Write the lines out exactly as they stand, from the one containing "Clone this chart in matplotlib." through the one containing "aspect = px_x / px_y", and only those. Omit pictures.

══════

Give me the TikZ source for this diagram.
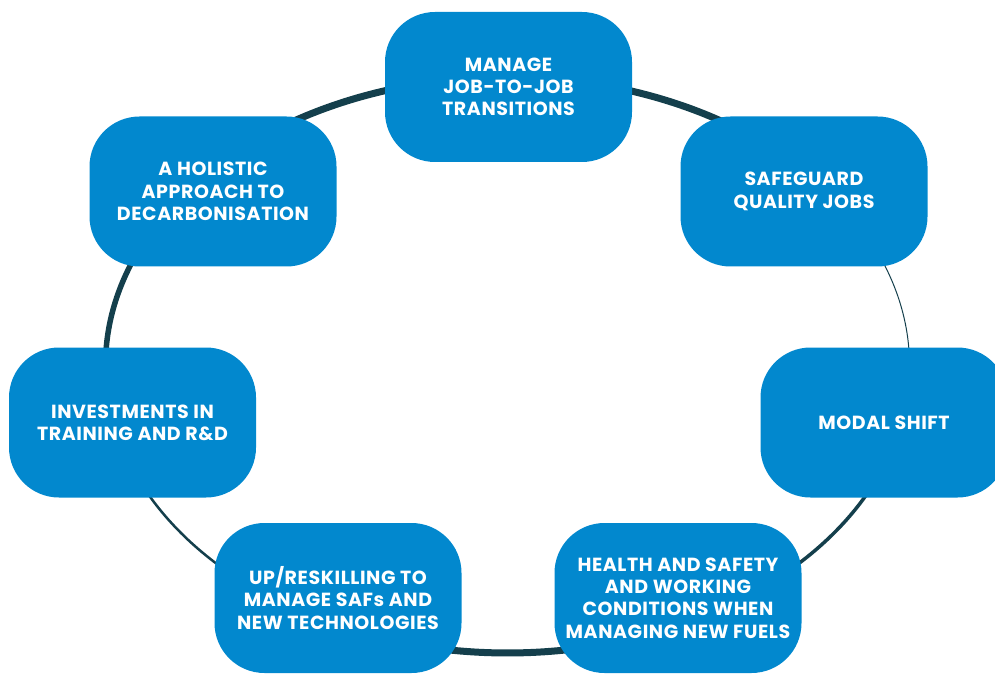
\documentclass[tikz,border=0pt]{standalone}
\usepackage{fontspec}
\setmainfont{Poppins}[LetterSpace=3]
\definecolor{boxblue}{HTML}{0288CE}
\definecolor{ringteal}{HTML}{143F4C}
\begin{document}
\begin{tikzpicture}[x=1pt,y=1pt,
  goal/.style={fill=boxblue, rounded corners=50pt, minimum width=247pt,
    minimum height=150pt, text=white, align=center, inner sep=0pt,
    font=\fontsize{19}{22.3}\selectfont\bfseries},
  ring/.style={draw=ringteal},
  ellarc/.style={x radius=402pt, y radius=288pt}]
\useasboundingbox (0,0) rectangle (995,673);
\coordinate (E) at (507.5,308);
\foreach \n/\t in {pman/90, psaf/39.2, pmod/-12, phea/-62.3, pup/-117.5, pinv/-167.9, phol/140.6}
  \path (E) ++(\t:402 and 288) coordinate (\n);
% ring segments
\draw[ring, line width=7pt]   (phol) arc[ellarc, start angle=140.6, end angle=90];
\draw[ring, line width=7pt]   (pman) arc[ellarc, start angle=90, end angle=39.2];
\draw[ring, line width=1pt]   (psaf) arc[ellarc, start angle=39.2, end angle=-12];
\draw[ring, line width=3.5pt] (pmod) arc[ellarc, start angle=-12, end angle=-62.3];
\draw[ring, line width=7pt]   (phea) arc[ellarc, start angle=-62.3, end angle=-117.5];
\draw[ring, line width=2.5pt] (pup)  arc[ellarc, start angle=-117.5, end angle=-167.9];
\draw[ring, line width=5.5pt] (pinv) arc[ellarc, start angle=192.1, end angle=140.6];
% boxes
\node[goal] (manage) at (508.5,586) {MANAGE\\JOB-TO-JOB\\TRANSITIONS};
\node[goal] (safe)   at (804,481.5) {SAFEGUARD\\QUALITY JOBS};
\node[goal] (modal)  at (884,250.5) {MODAL SHIFT};
\node[goal] (health) at (678,75) {HEALTH AND SAFETY\\AND WORKING\\CONDITIONS WHEN\\MANAGING NEW FUELS};
\node[goal] (up)     at (338,75) {UP/RESKILLING TO\\MANAGE SAFs AND\\NEW TECHNOLOGIES};
\node[goal] (inv)    at (132.5,250.5) {INVESTMENTS IN\\TRAINING AND R\&D};
\node[goal] (hol)    at (213,481.5) {A HOLISTIC\\APPROACH TO\\DECARBONISATION};
\end{tikzpicture}
\end{document}
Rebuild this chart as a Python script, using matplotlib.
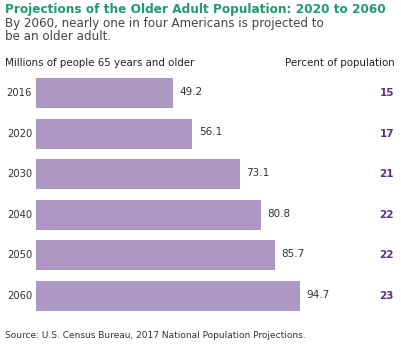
import numpy as np
import matplotlib.pyplot as plt

years = ['2016', '2020', '2030', '2040', '2050', '2060']
millions = [49.2, 56.1, 73.1, 80.8, 85.7, 94.7]
percent = [15, 17, 21, 22, 22, 23]

W, H = 402, 344
fig = plt.figure(figsize=(W / 100, H / 100), dpi=100)

# axes placed in pixel terms: bars start at x=36, 2.785 px per million
ax_left, ax_right = 36, 394
ax_top, ax_bot = 72.7, 316.3
ax = fig.add_axes([ax_left / W, 1 - ax_bot / H, (ax_right - ax_left) / W, (ax_bot - ax_top) / H])
ax.set_xlim(0, (ax_right - ax_left) / 2.785)
ax.set_ylim(5.5, -0.5)
ax.axis('off')

y = np.arange(len(years))
ax.barh(y, millions, height=0.74, color='#ad98c4')

for i in range(len(years)):
    ax.text(-1.4, y[i], years[i], ha='right', va='center', fontsize=7.2, color='#333333')
    ax.text(millions[i] + 2.4, y[i] - 0.03, '{0:.1f}'.format(millions[i]), ha='left', va='center',
            fontsize=7.5, color='#333333')
    ax.text(ax.get_xlim()[1], y[i], str(percent[i]), ha='right', va='center',
            fontsize=7.5, fontweight='bold', color='#5b2c86')

fig.text(5 / W, 1 - 9.5 / H, 'Projections of the Older Adult Population: 2020 to 2060',
         ha='left', va='center', fontsize=8.7, fontweight='bold', color='#1f9b6c')
fig.text(5 / W, 1 - 30 / H, 'By 2060, nearly one in four Americans is projected to\nbe an older adult.',
         ha='left', va='center', fontsize=8.6, color='#444444', linespacing=1.05)
fig.text(5 / W, 1 - 63 / H, 'Millions of people 65 years and older',
         ha='left', va='center', fontsize=7.4, color='#222222')
fig.text(395 / W, 1 - 63 / H, 'Percent of population',
         ha='right', va='center', fontsize=7.4, color='#222222')
fig.text(5 / W, 1 - 336 / H, 'Source: U.S. Census Bureau, 2017 National Population Projections.',
         ha='left', va='center', fontsize=6.5, color='#333333')

fig.savefig('out.png', dpi=100)
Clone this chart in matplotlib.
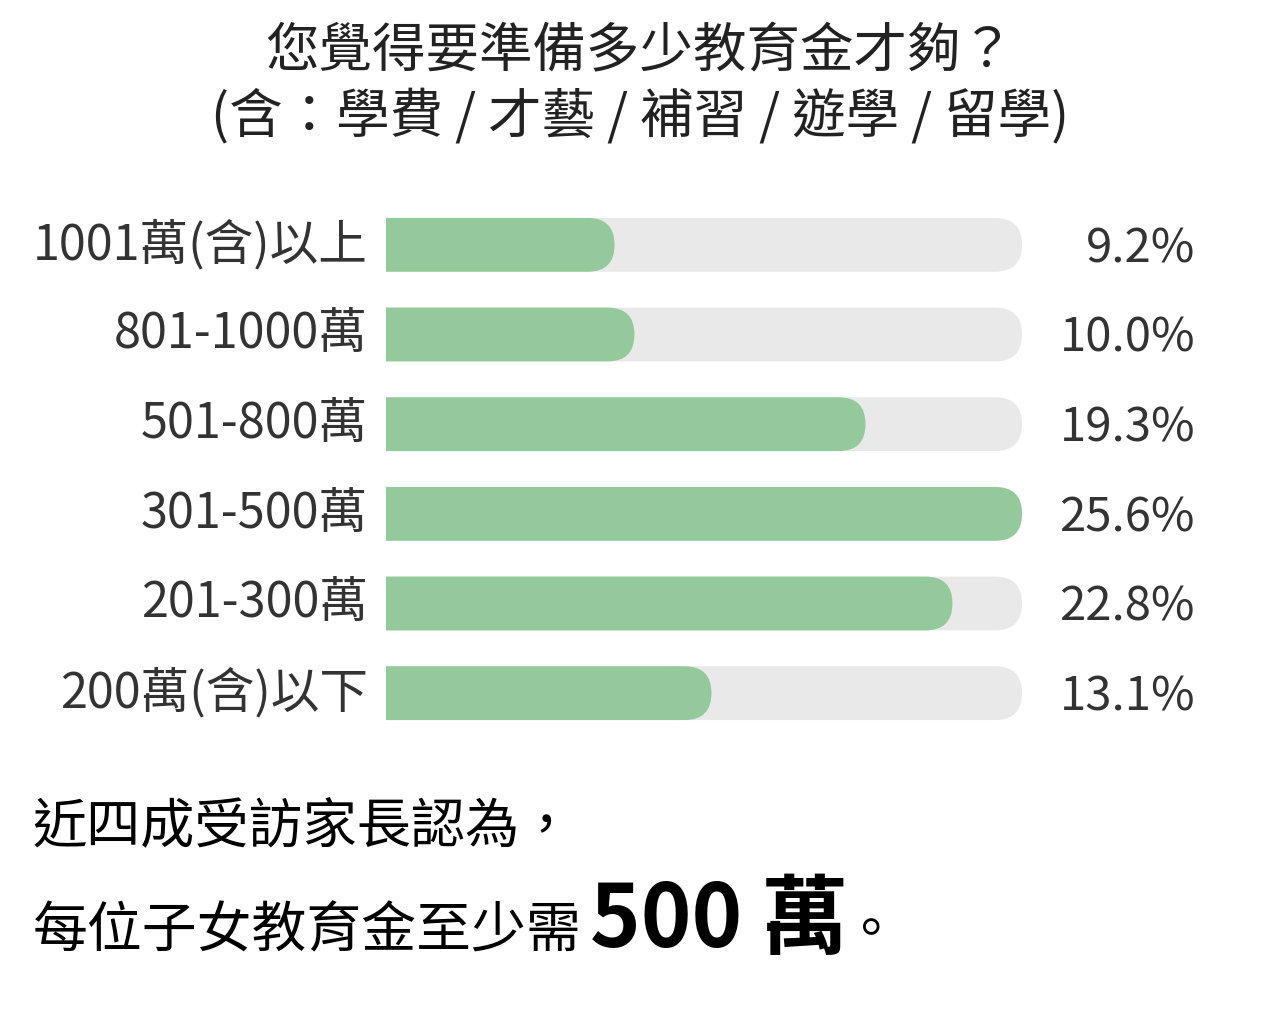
import matplotlib
matplotlib.use("Agg")
import matplotlib.pyplot as plt
from matplotlib.patches import FancyBboxPatch

plt.rcParams['font.family'] = ['Noto Sans CJK TC', 'DejaVu Sans']

# 資料
categories = ['1001萬(含)以上', '801-1000萬', '501-800萬', '301-500萬', '201-300萬', '200萬(含)以下']
percents = [9.2, 10.0, 19.3, 25.6, 22.8, 13.1]
title_lines = ['您覺得要準備多少教育金才夠？', '(含：學費 / 才藝 / 補習 / 遊學 / 留學)']
note_line1 = '近四成受訪家長認為，'
note_line2 = '每位子女教育金至少需'
note_big = '500 萬'
note_end = '。'

W, H = 1280, 1035
fig = plt.figure(figsize=(W / 100, H / 100), dpi=100)
fig.patch.set_facecolor('white')

# 長條區 (像素)
ax_left, ax_right = 386, 1022
ax_top, ax_bottom = 200, 738
ax = fig.add_axes([ax_left / W, 1 - ax_bottom / H, (ax_right - ax_left) / W, (ax_bottom - ax_top) / H])
xmax = max(percents)
ax.set_xlim(0, xmax)
ax.set_ylim(len(categories) - 0.5, -0.5)
ax.axis('off')

bar_h = 0.6
px_x = (ax_right - ax_left) / xmax
px_y = (ax_bottom - ax_top) / len(categories)
radius_px = bar_h * px_y / 2
r = radius_px / px_x
aspect = px_x / px_y

for i, (cat, v) in enumerate(zip(categories, percents)):
    track = FancyBboxPatch((-r * 2, i - bar_h / 2), xmax + r * 2, bar_h,
                           boxstyle=f"round,pad=0,rounding_size={r}",
                           mutation_aspect=aspect, fc='#e9e9e9', ec='none')
    ax.add_patch(track)
    bar = FancyBboxPatch((-r * 2, i - bar_h / 2), v + r * 2, bar_h,
                         boxstyle=f"round,pad=0,rounding_size={r}",
                         mutation_aspect=aspect, fc='#93c99b', ec='none')
    ax.add_patch(bar)
    y_fig = 1 - (ax_top + (i + 0.5) * px_y) / H
    fig.text(368 / W, y_fig, cat, ha='right', va='center', fontsize=35, color='#333333')
    fig.text(1195 / W, y_fig - 4 / H, f'{v:.1f}%', ha='right', va='center', fontsize=34, color='#333333')

# 標題
fig.text(0.5, 1 - 52 / H, title_lines[0], ha='center', va='center', fontsize=38.5, color='#222222')
fig.text(0.5, 1 - 116 / H, title_lines[1], ha='center', va='center', fontsize=38.5, color='#222222')

# 說明文字
fig.text(33 / W, 1 - 828 / H, note_line1, ha='left', va='center', fontsize=39, color='black')
t2 = fig.text(33 / W, 1 - 932 / H, note_line2, ha='left', va='center', fontsize=39.5, color='black')
renderer = fig.canvas.get_renderer()
bb = t2.get_window_extent(renderer)
t3 = fig.text((bb.x1 + 8) / W, 1 - 922 / H, note_big, ha='left', va='center',
              fontsize=62, fontweight='bold', color='black')
bb3 = t3.get_window_extent(renderer)
fig.text((bb3.x1 - 4) / W, 1 - 932 / H, note_end, ha='left', va='center', fontsize=39, color='black')

fig.savefig('out.png', dpi=100, facecolor='white')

══════

* ANSWER TO THE TASK:
Clone this chart in matplotlib.
import matplotlib
matplotlib.use("Agg")
import matplotlib.pyplot as plt
from matplotlib.patches import FancyBboxPatch

plt.rcParams['font.family'] = ['Noto Sans CJK TC', 'DejaVu Sans']

# 資料
categories = ['1001萬(含)以上', '801-1000萬', '501-800萬', '301-500萬', '201-300萬', '200萬(含)以下']
percents = [9.2, 10.0, 19.3, 25.6, 22.8, 13.1]
title_lines = ['您覺得要準備多少教育金才夠？', '(含：學費 / 才藝 / 補習 / 遊學 / 留學)']
note_line1 = '近四成受訪家長認為，'
note_line2 = '每位子女教育金至少需'
note_big = '500 萬'
note_end = '。'

W, H = 1280, 1035
fig = plt.figure(figsize=(W / 100, H / 100), dpi=100)
fig.patch.set_facecolor('white')

# 長條區 (像素)
ax_left, ax_right = 386, 1022
ax_top, ax_bottom = 200, 738
ax = fig.add_axes([ax_left / W, 1 - ax_bottom / H, (ax_right - ax_left) / W, (ax_bottom - ax_top) / H])
xmax = max(percents)
ax.set_xlim(0, xmax)
ax.set_ylim(len(categories) - 0.5, -0.5)
ax.axis('off')

bar_h = 0.6
px_x = (ax_right - ax_left) / xmax
px_y = (ax_bottom - ax_top) / len(categories)
radius_px = bar_h * px_y / 2
r = radius_px / px_x
aspect = px_x / px_y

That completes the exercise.